Someone once told me to “just leap, the net will appear.” I’ve watched that advice ruin more than one otherwise capable person’s finances. The net doesn’t appear on its own. You build it beforehand, deliberately, with actual numbers attached, or you find out the hard way that excitement isn’t a financial plan.
I built mine over about eight months before quitting, and I want to walk through exactly what it included, because most safety net advice stays vague in a way that isn’t actually useful when you’re the one making the decision.
The Runway Number, Calculated Properly
Most people calculate runway by looking at their savings account and dividing by their old monthly salary. That’s the wrong number entirely, because your expenses as a founder in month one look nothing like your expenses as an employee did.
Calculate your actual bare-minimum monthly expenses first, not your old lifestyle spending. Housing, essential bills, groceries, insurance, the true floor, not what you were used to spending when a steady paycheck made discretionary spending feel invisible. Mine dropped by about 30% once I stripped out everything non-essential, which meant my existing savings covered five months longer than the naive calculation suggested.
Then decide how many months of that bare-minimum number you need in the bank before you’re comfortable starting. I used nine months. Some people are fine with six. Fewer than four months of true runway, in my experience watching others make this jump, tends to create enough financial panic in the first quarter to distort every business decision that follows, because you’re making choices from fear instead of strategy.
The Income Floor, Not Just the Runway
Runway alone assumes zero income during the transition, which is often more conservative than reality but shouldn’t be assumed as guaranteed. Before quitting, I lined up one piece of predictable income, a part-time consulting arrangement with my previous employer, worth about $2,000 a month, specifically to reduce the rate my runway was burning down.
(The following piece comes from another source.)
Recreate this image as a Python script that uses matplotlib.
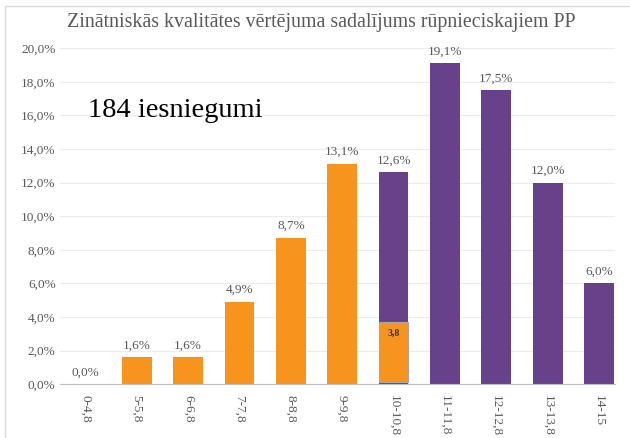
import matplotlib
matplotlib.use("Agg")
import matplotlib.pyplot as plt
from matplotlib.patches import Rectangle

categories = ["0-4,8", "5-5,8", "6-6,8", "7-7,8", "8-8,8", "9-9,8", "10-10,8",
              "11-11,8", "12-12,8", "13-13,8", "14-15"]
orange_vals = [0.0, 1.6, 1.6, 4.9, 8.7, 13.1, None, None, None, None, None]
purple_vals = [None, None, None, None, None, None, 12.6, 19.1, 17.5, 12.0, 6.0]
split_base = 0.1
split_orange = 3.6
split_label = "3,8"
yticks = [0, 2, 4, 6, 8, 10, 12, 14, 16, 18, 20]

ORANGE = "#F7941D"
PURPLE = "#674189"
GRAY = "#595959"

plt.rcParams["font.family"] = ["Liberation Serif", "DejaVu Serif"]

fig = plt.figure(figsize=(6.3, 4.38), dpi=100)
ax = fig.add_axes([0.095, 0.123, 0.881, 0.767])

fig.patches.append(Rectangle((0.008, -0.05), 1.5, 1.037, transform=fig.transFigure,
                             fill=False, edgecolor="#d9d9d9", linewidth=1.0))

x = list(range(len(categories)))
w = 0.58

def fmt(v):
    return f"{v:.1f}%".replace(".", ",")

for i, v in enumerate(orange_vals):
    if v is None:
        continue
    ax.bar(i, v, width=w, color=ORANGE, zorder=3)
    ax.text(i, v + 0.35, fmt(v), ha="center", va="bottom", fontsize=9.5, color=GRAY)

for i, v in enumerate(purple_vals):
    if v is None:
        continue
    ax.bar(i, v, width=w, color=PURPLE, zorder=3)
    ax.text(i, v + 0.35, fmt(v), ha="center", va="bottom", fontsize=9.5, color=GRAY)

# split bar overlay
ax.bar(6, split_orange, bottom=split_base, width=w, color=ORANGE,
       edgecolor="#a6a6a6", linewidth=0.8, zorder=4)
ax.text(6, split_base + split_orange - 0.4, split_label, ha="center", va="top",
        fontsize=7, color="#333333", fontweight="bold", zorder=5)

ax.set_ylim(0, 20)
ax.set_xlim(-0.5, len(categories) - 0.69)
ax.set_yticks(yticks)
ax.set_yticklabels([fmt(t) for t in yticks], fontsize=9.5, color=GRAY)
ax.set_xticks(x)
ax.set_xticklabels(categories, rotation=-90, fontsize=9.5, color=GRAY)
ax.tick_params(axis="both", length=0, pad=8)
ax.tick_params(axis="y", pad=3)
ax.grid(axis="y", color="#ececec", linewidth=0.8, zorder=0)
for s in ["top", "right", "left"]:
    ax.spines[s].set_visible(False)
ax.spines["bottom"].set_color("#bfbfbf")
ax.spines["bottom"].set_zorder(5)

fig.text(0.51, 0.948, "Zinātniskās kvalitātes vērtējuma sadalījums rūpnieciskajiem PP",
         ha="center", va="center", fontsize=14.3, color=GRAY)
ax.text(0.05, 0.815, "184 iesniegumi", transform=ax.transAxes, fontsize=20.5,
        color="black", ha="left", va="center")

fig.savefig("out.png", dpi=100)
This isn’t about replacing your full salary before you leave. It’s about having one predictable number that isn’t dependent on the new business succeeding, so your full runway isn’t the only thing standing between you and financial trouble.
The Health Insurance Piece Everyone Underestimates
This one gets skipped constantly and costs people the most when it does. Losing employer health coverage and pricing out an individual plan for the first time is a genuine shock for most people making this transition. I budgeted $400 a month based on a rough guess and the real number came in closer to $650 once I actually got quotes.
Get real quotes before you quit, not after. This single line item has derailed more than one runway calculation I’ve seen, simply because it was estimated instead of actually priced out in advance.
The Skills Insurance: Keeping One Foot in the Door
Beyond money, I kept a specific kind of safety net that doesn’t show up on a spreadsheet: staying genuinely current in my previous field, not just employable in theory. I maintained two professional relationships specifically, did one small freelance project for a former colleague’s company about four months in, and kept my skills visibly active rather than letting a resume gap form.
This mattered more than I expected. Knowing that returning to employment, if the business genuinely failed, wouldn’t mean explaining away a mysterious gap made the whole leap feel less permanent and less terrifying, which paradoxically made me take smarter risks instead of overly cautious ones.
The Psychological Safety Net, Which Is Just as Real
I told exactly three people the specific number that would trigger me stepping back into employment, my actual cutoff criteria, not a vague sense of “if things go badly.” Having people who knew the real number meant I couldn’t quietly move the goalposts on myself during a hard month, telling myself “just a little longer” past the point I’d already decided was my honest limit.
That accountability piece is easy to skip because it feels unnecessary when you’re feeling confident before you’ve even started. It matters most in month seven or eight, when confidence has worn thin and moving your own goalposts feels tempting.
What to Do Now
Calculate your true bare-minimum monthly expenses, not your current lifestyle spending. Multiply by however many months of true runway you actually need to feel steady, not what sounds impressive. Get real health insurance quotes before you quit, not estimated ones. Line up one small, predictable income source that doesn’t depend on the new business working. Tell someone your actual cutoff number out loud.
The net doesn’t appear because you leapt bravely. It appears because you built it, piece by piece, before you needed it.